Astronomers have unveiled the first X-ray image of Venus, one of Earth’s closest neighbors. The observations, taken by the Earth-orbiting Chandra X-ray Observatory and released last week, may provide new information about the atmosphere of the cloud-covered planet.
Venus doesn’t have its own source of X rays. Rather, X rays from the sun induce the Venusian emissions when they bombard the planet’s upper atmosphere and are absorbed by ionized atoms. The atoms reemit the incoming radiation at a lower X-ray energy, a process known as fluorescence.
The X-ray-emitting atoms reside high in the atmosphere, 120 to 140 kilometers above the surface of Venus.
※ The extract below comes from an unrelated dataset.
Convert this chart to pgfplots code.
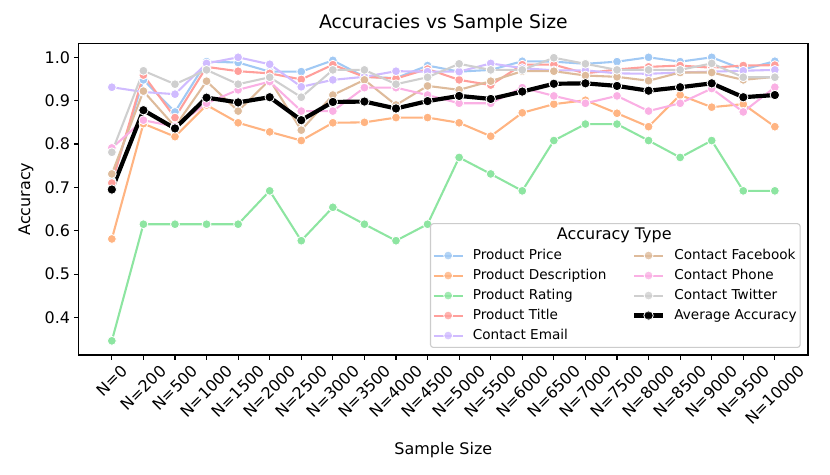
\documentclass[border=0pt]{standalone}
\usepackage{fontspec}
\setmainfont{DejaVu Sans}
\usepackage{graphicx}
\usepackage{pgfplots}
\usepackage{pgfplotstable}
\pgfplotsset{compat=1.18}

\definecolor{cblue}{HTML}{A1C9F4}
\definecolor{corange}{HTML}{FFB482}
\definecolor{cgreen}{HTML}{8DE5A1}
\definecolor{cred}{HTML}{FF9F9B}
\definecolor{cpurple}{HTML}{D0BBFF}
\definecolor{cbrown}{HTML}{DEBB9B}
\definecolor{cpink}{HTML}{FAB0E4}
\definecolor{cgray}{HTML}{CFCFCF}
\definecolor{legedge}{HTML}{CCCCCC}

\pgfplotstableread{
k price desc rating title email fb phone twitter avg
0  0.713 0.581 0.346 0.710 0.931 0.731 0.791 0.781 0.695
1  0.948 0.847 0.615 0.959 0.920 0.922 0.855 0.969 0.878
2  0.874 0.817 0.615 0.861 0.915 0.840 0.840 0.938 0.836
3  0.990 0.890 0.615 0.978 0.986 0.945 0.894 0.971 0.907
4  0.988 0.849 0.615 0.968 1.000 0.876 0.925 0.938 0.896
5  0.967 0.828 0.692 0.963 0.984 0.948 0.944 0.954 0.908
6  0.967 0.808 0.577 0.949 0.932 0.832 0.876 0.908 0.855
7  0.993 0.849 0.654 0.983 0.948 0.913 0.876 0.971 0.897
8  0.955 0.850 0.615 0.955 0.955 0.948 0.930 0.971 0.898
9  0.952 0.861 0.577 0.951 0.968 0.890 0.930 0.938 0.882
10 0.981 0.861 0.615 0.973 0.967 0.934 0.913 0.954 0.899
11 0.967 0.849 0.769 0.948 0.967 0.925 0.894 0.985 0.911
12 0.971 0.818 0.731 0.936 0.986 0.945 0.894 0.971 0.904
13 0.991 0.872 0.692 0.983 0.975 0.968 0.930 0.971 0.921
14 0.990 0.892 0.808 0.983 0.970 0.968 0.911 0.999 0.939
15 0.985 0.901 0.846 0.963 0.970 0.958 0.894 0.985 0.940
16 0.990 0.871 0.846 0.972 0.963 0.955 0.911 0.971 0.934
17 1.000 0.840 0.808 0.978 0.962 0.946 0.876 0.971 0.923
18 0.990 0.913 0.769 0.981 0.965 0.965 0.894 0.971 0.931
19 1.000 0.885 0.808 0.976 0.967 0.965 0.928 0.986 0.940
20 0.972 0.892 0.692 0.981 0.969 0.948 0.874 0.954 0.908
21 0.991 0.840 0.692 0.982 0.971 0.955 0.931 0.954 0.913
}\datatable

\pgfplotsset{
  ser/.style={color=#1, line width=1.5pt, line join=round,
    mark=*, mark size=3.2pt,
    mark options={fill=#1, draw=white, line width=0.6pt, solid}},
  avgser/.style={color=black, line width=3pt, line join=round,
    mark=*, mark size=3.4pt,
    mark options={fill=black, draw=white, line width=0.6pt, solid}},
}

\begin{document}
\begin{tikzpicture}
\useasboundingbox (-56.66pt,-86.4pt) rectangle (540.94pt,255.6pt);
\begin{axis}[
  at={(0pt,0pt)}, anchor=south west,
  scale only axis, width=525.1pt, height=224.4pt,
  xmin=-1.05, xmax=22.05, ymin=0.3133, ymax=1.0323,
  axis line style={black, line width=0.8pt},
  tick align=outside, xtick pos=bottom, ytick pos=left,
  major tick length=3.5pt,
  tick style={black, line width=0.8pt},
  xtick={0,...,21},
  xticklabels={\rotatebox{45}{N=0},\rotatebox{45}{N=200},\rotatebox{45}{N=500},\rotatebox{45}{N=1000},\rotatebox{45}{N=1500},\rotatebox{45}{N=2000},\rotatebox{45}{N=2500},\rotatebox{45}{N=3000},\rotatebox{45}{N=3500},\rotatebox{45}{N=4000},\rotatebox{45}{N=4500},\rotatebox{45}{N=5000},\rotatebox{45}{N=5500},\rotatebox{45}{N=6000},\rotatebox{45}{N=6500},\rotatebox{45}{N=7000},\rotatebox{45}{N=7500},\rotatebox{45}{N=8000},\rotatebox{45}{N=8500},\rotatebox{45}{N=9000},\rotatebox{45}{N=9500},\rotatebox{45}{N=10000}},
  xticklabel style={anchor=north, font=\fontsize{11.5}{13}\selectfont, inner sep=2.5pt},
  ytick={0.4,0.5,0.6,0.7,0.8,0.9,1.0},
  yticklabels={0.4,0.5,0.6,0.7,0.8,0.9,1.0},
  yticklabel style={font=\fontsize{11.5}{13}\selectfont, inner sep=2.5pt},
  title={Accuracies vs Sample Size},
  title style={at={(axis description cs:0.5,1.069)}, anchor=center, yshift=-7.2pt, font=\fontsize{13.5}{16}\selectfont},
  xlabel={Sample Size},
  xlabel style={at={(axis description cs:0.5,-0.305)}, anchor=center, font=\fontsize{11.5}{13}\selectfont},
  ylabel={Accuracy},
  ylabel style={at={(axis description cs:-0.0723,0.5)}, anchor=center, rotate=0, font=\fontsize{11.5}{13}\selectfont},
  legend columns=2,
  legend cell align=left,
  legend image code/.code={\draw[mark repeat=2, mark phase=2, #1] plot coordinates {(0pt,0pt) (10.45pt,0pt) (20.9pt,0pt)};},
  legend style={at={(axis description cs:0.990,0.0225)}, anchor=south east,
    fill=white, fill opacity=0.8, draw opacity=1, text opacity=1,
    draw=legedge, line width=0.8pt, rounded corners=2pt,
    font=\fontsize{9.8}{12}\selectfont,
    inner xsep=1.5pt, inner ysep=2.8pt,
    nodes={inner sep=1pt, text height=7.5pt, text depth=2pt, fill opacity=1},
    row sep=2.9pt,
    /tikz/every odd column/.append style={column sep=5.6pt},
    /tikz/every even column/.append style={column sep=17.4pt},
  },
]
\addplot[ser=cblue, forget plot] table[x=k, y=price] {\datatable};
\addplot[ser=corange, forget plot] table[x=k, y=desc] {\datatable};
\addplot[ser=cgreen, forget plot] table[x=k, y=rating] {\datatable};
\addplot[ser=cred, forget plot] table[x=k, y=title] {\datatable};
\addplot[ser=cpurple, forget plot] table[x=k, y=email] {\datatable};
\addplot[ser=cbrown, forget plot] table[x=k, y=fb] {\datatable};
\addplot[ser=cpink, forget plot] table[x=k, y=phone] {\datatable};
\addplot[ser=cgray, forget plot] table[x=k, y=twitter] {\datatable};
\addplot[avgser, forget plot] table[x=k, y=avg] {\datatable};

\addlegendimage{empty legend}
\addlegendentry{\makebox[0pt][l]{\hspace{60.5pt}\fontsize{11.5}{13}\selectfont Accuracy Type}}
\addlegendimage{empty legend}
\addlegendentry{}
\addlegendimage{ser=cblue}\addlegendentry{Product Price}
\addlegendimage{ser=cbrown}\addlegendentry{Contact Facebook}
\addlegendimage{ser=corange}\addlegendentry{Product Description}
\addlegendimage{ser=cpink}\addlegendentry{Contact Phone}
\addlegendimage{ser=cgreen}\addlegendentry{Product Rating}
\addlegendimage{ser=cgray}\addlegendentry{Contact Twitter}
\addlegendimage{ser=cred}\addlegendentry{Product Title}
\addlegendimage{avgser}\addlegendentry{Average Accuracy}
\addlegendimage{ser=cpurple}\addlegendentry{Contact Email}
\end{axis}
\end{tikzpicture}
\end{document}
In contrast, visible light from Venus, which is the result of sunlight reflected from the planet’s clouds, comes from a region just 50 to 70 km from the surface. The X rays reveal details about a region of the planet’s atmosphere never before studied by an orbiting spacecraft, notes study collaborator Konrad Dennerl of the Max Planck Institute for Extraterrestrial Physics in Garching, Germany.
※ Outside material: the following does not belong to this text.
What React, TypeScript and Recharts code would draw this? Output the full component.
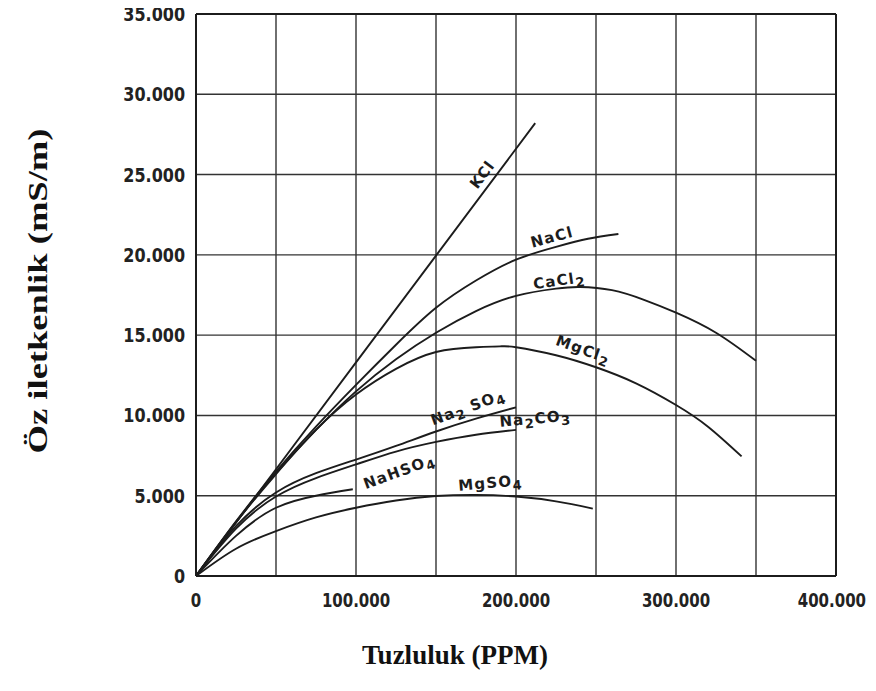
import React from 'react';
import { LineChart, Line, XAxis, YAxis, CartesianGrid, ReferenceDot, ReferenceLine } from 'recharts';

// Axis ticks
const xTicks = [0, 50000, 100000, 150000, 200000, 250000, 300000, 350000, 400000];
const xTickLabels = ['0', '', '100.000', '', '200.000', '', '300.000', '', '400.000'];
const yTicks = [0, 5000, 10000, 15000, 20000, 25000, 30000, 35000];
const yTickLabels = ['0', '5.000', '10.000', '15.000', '20.000', '25.000', '30.000', '35.000'];

// Series: [salinity ppm, conductivity mS/m]
const KCl: [number, number][] = [[0, 0], [50000, 6650], [100000, 13300], [150000, 19950], [212000, 28200]];
const NaCl: [number, number][] = [[0, 0], [25000, 3400], [50000, 6500], [75000, 9300], [100000, 11900], [125000, 14400], [150000, 16700], [175000, 18400], [200000, 19700], [225000, 20500], [245000, 21000], [264000, 21300]];
const CaCl2: [number, number][] = [[0, 0], [25000, 3350], [50000, 6400], [75000, 9100], [100000, 11500], [125000, 13500], [150000, 15150], [175000, 16500], [200000, 17450], [225000, 17900], [240000, 18000], [260000, 17800], [280000, 17200], [300000, 16400], [325000, 15150], [350000, 13400]];
const MgCl2: [number, number][] = [[0, 0], [25000, 3350], [50000, 6350], [75000, 9100], [100000, 11300], [125000, 12900], [150000, 13950], [175000, 14250], [190000, 14300], [200000, 14250], [225000, 13750], [250000, 13000], [275000, 12000], [300000, 10650], [320000, 9300], [341000, 7450]];
const Na2SO4: [number, number][] = [[0, 0], [25000, 3100], [50000, 5200], [75000, 6400], [100000, 7250], [125000, 8100], [150000, 9000], [175000, 9800], [200000, 10500]];
const Na2CO3: [number, number][] = [[0, 0], [25000, 2950], [50000, 4950], [75000, 6100], [100000, 6950], [125000, 7750], [150000, 8350], [175000, 8800], [200000, 9100]];
const NaHSO4: [number, number][] = [[0, 0], [25000, 2500], [50000, 4250], [75000, 5000], [98000, 5400]];
const MgSO4: [number, number][] = [[0, 0], [25000, 1700], [50000, 2800], [75000, 3650], [100000, 4250], [125000, 4700], [150000, 4980], [175000, 5050], [200000, 4950], [225000, 4650], [248000, 4200]];

const seriesList = [KCl, NaCl, CaCl2, MgCl2, Na2SO4, Na2CO3, NaHSO4, MgSO4];
const straightSeries = [true, false, false, false, false, false, false, false];

// Curve labels: [base, subscript1, middle, subscript2]
const curveLabelText: string[][] = [
  ['KCl', '', '', ''],
  ['NaCl', '', '', ''],
  ['CaCl', '2', '', ''],
  ['MgCl', '2', '', ''],
  ['Na', '2', ' SO', '4'],
  ['Na', '2', 'CO', '3'],
  ['NaHSO', '4', '', ''],
  ['MgSO', '4', '', ''],
];
const curveLabelPos: [number, number][] = [
  [179000, 25000], [222500, 21100], [227000, 18400], [242000, 14100],
  [170000, 10500], [212000, 9800], [127000, 6500], [184000, 5800],
];
const curveLabelAngle = [-53, -15, -8, 20, -20, -5, -20, -5];

const toPts = (arr: [number, number][]) => arr.map(([ppm, ec]) => ({ ppm, ec }));

const INK = '#1c1c1c';
const TICK_FONT = '"DejaVu Sans", sans-serif';
const RIGHT_LIMIT = 866;
const X_TICK_SIZE = 15;
const Y_TICK_SIZE = 16;

// approximate DejaVu Sans Bold advance widths (em)
const textWidth = (s: string, size: number) =>
  s.split('').reduce((w, c) => w + (c === '.' ? 0.38 : 0.696), 0) * size;

const XTick = (props: any) => {
  const { x, y, payload } = props;
  const i = xTicks.indexOf(payload.value);
  const label = i >= 0 ? xTickLabels[i] : '';
  if (!label) return null;
  const w = textWidth(label, X_TICK_SIZE);
  const overflow = x + w / 2 > RIGHT_LIMIT;
  const tx = overflow ? RIGHT_LIMIT : x;
  return (
    <g transform={`translate(${tx},${y}) scale(1,1.3)`}>
      <text
        x={0}
        y={0}
        dy="0.71em"
        textAnchor={overflow ? 'end' : 'middle'}
        fontFamily={TICK_FONT}
        fontWeight="bold"
        fontSize={X_TICK_SIZE}
        fill="#222"
      >
        {label}
      </text>
    </g>
  );
};

const YTick = (props: any) => {
  const { x, y, payload } = props;
  const i = yTicks.indexOf(payload.value);
  const label = i >= 0 ? yTickLabels[i] : '';
  return (
    <g transform={`translate(${x},${y}) scale(1,1.22)`}>
      <text
        x={0}
        y={0}
        dy="0.36em"
        textAnchor="end"
        fontFamily={TICK_FONT}
        fontWeight="bold"
        fontSize={Y_TICK_SIZE}
        fill="#222"
      >
        {label}
      </text>
    </g>
  );
};

const makeCurveLabel = (idx: number) => (props: any) => {
  const vb = props.viewBox || {};
  const cx = (vb.x || 0) + (vb.width || 0) / 2;
  const cy = (vb.y || 0) + (vb.height || 0) / 2;
  const [a, s1, b, s2] = curveLabelText[idx];
  return (
    <text
      x={cx}
      y={cy}
      textAnchor="middle"
      dominantBaseline="central"
      transform={`rotate(${curveLabelAngle[idx]} ${cx} ${cy})`}
      fontFamily='"DejaVu Sans", sans-serif'
      fontSize={15}
      fontWeight="bold"
      letterSpacing={1.2}
      fill={INK}
    >
      {a}
      {s1 ? <tspan dy={4} fontSize={13}>{s1}</tspan> : null}
      {b ? <tspan dy={-4}>{b}</tspan> : null}
      {s2 ? <tspan dy={4} fontSize={13}>{s2}</tspan> : null}
    </text>
  );
};

export default function App() {
  return (
    <div style={{ width: 876, height: 691, marginLeft: -8, marginTop: -8, marginBottom: -8 }}>
      <LineChart width={876} height={691} margin={{ top: 14, right: 40, left: 0, bottom: 0 }}>
        <CartesianGrid stroke="#333" strokeWidth={1.4} />
        <XAxis
          type="number"
          dataKey="ppm"
          domain={[0, 400000]}
          ticks={xTicks}
          interval={0}
          allowDataOverflow
          height={115}
          tickLine={false}
          tickMargin={11}
          axisLine={{ stroke: INK, strokeWidth: 2 }}
          tick={<XTick />}
          label={{
            content: () => (
              <text x={455} y={655} textAnchor="middle" dominantBaseline="central" fontFamily='"Liberation Serif", "Times New Roman", serif' fontWeight="bold" fontSize={27} fill="#111">
                Tuzluluk (PPM)
              </text>
            ),
          }}
        />
        <YAxis
          type="number"
          dataKey="ec"
          domain={[0, 35000]}
          ticks={yTicks}
          interval={0}
          allowDataOverflow
          width={196}
          tickLine={false}
          tickMargin={5}
          axisLine={{ stroke: INK, strokeWidth: 2 }}
          tick={<YTick />}
          label={{
            content: () => (
              <text
                x={37}
                y={291}
                textAnchor="middle"
                dominantBaseline="central"
                transform="rotate(-90 37 291)"
                fontFamily='"Liberation Serif", "Times New Roman", serif'
                fontWeight="bold"
                fontSize={28}
                textLength={325}
                lengthAdjust="spacingAndGlyphs"
                fill="#111"
              >
                Öz iletkenlik (mS/m)
              </text>
            ),
          }}
        />
        <ReferenceLine x={400000} stroke={INK} strokeWidth={2} />
        <ReferenceLine y={35000} stroke={INK} strokeWidth={2} />
        {seriesList.map((s, i) => (
          <Line
            key={i}
            data={toPts(s)}
            dataKey="ec"
            type={straightSeries[i] ? 'linear' : 'natural'}
            stroke={INK}
            strokeWidth={1.9}
            dot={false}
            activeDot={false}
            isAnimationActive={false}
          />
        ))}
        {curveLabelPos.map(([px, py], i) => (
          <ReferenceDot
            key={'lbl' + i}
            x={px}
            y={py}
            r={1}
            fill="none"
            stroke="none"
            label={{ content: makeCurveLabel(i) }}
          />
        ))}
      </LineChart>
    </div>
  );
}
His team reported the findings at an X-ray astronomy meeting in Noorwidjk, the Netherlands.
Previous X-ray detectors in Earth orbit couldn’t image Venus because the planet lies too close to the sun for sensitive electronic detectors to safely point directly at it. Chandra can peer at Venus without risk during only two brief intervals every 548 days, Dennerl notes.
X-ray spectra from the spacecraft reveal that ionized oxygen and carbon atoms emit most of the radiation. The X-ray intensity varied minute to minute, which may result from variations in incoming solar radiation, Dennerl suggests.
His team had hoped to detect another source of X rays, this one from the interaction between the solar wind–charged particles blowing from the sun–and neutral atoms in Venus’ atmosphere. Researchers recently discovered that the solar wind causes comets near the sun to emit X rays (SN: 6/1/96, p. 346: http://www.sciencenews.org/sn_arch/6_1_96/bob1.htm). Venus also lies near the sun and has several features in common with comets, including a carbon dioxide-rich atmosphere. But the weak emissions expected from this solar wind mechanism would have required observations 10 times longer than the 6.5 hours his team had available, Dennerl says.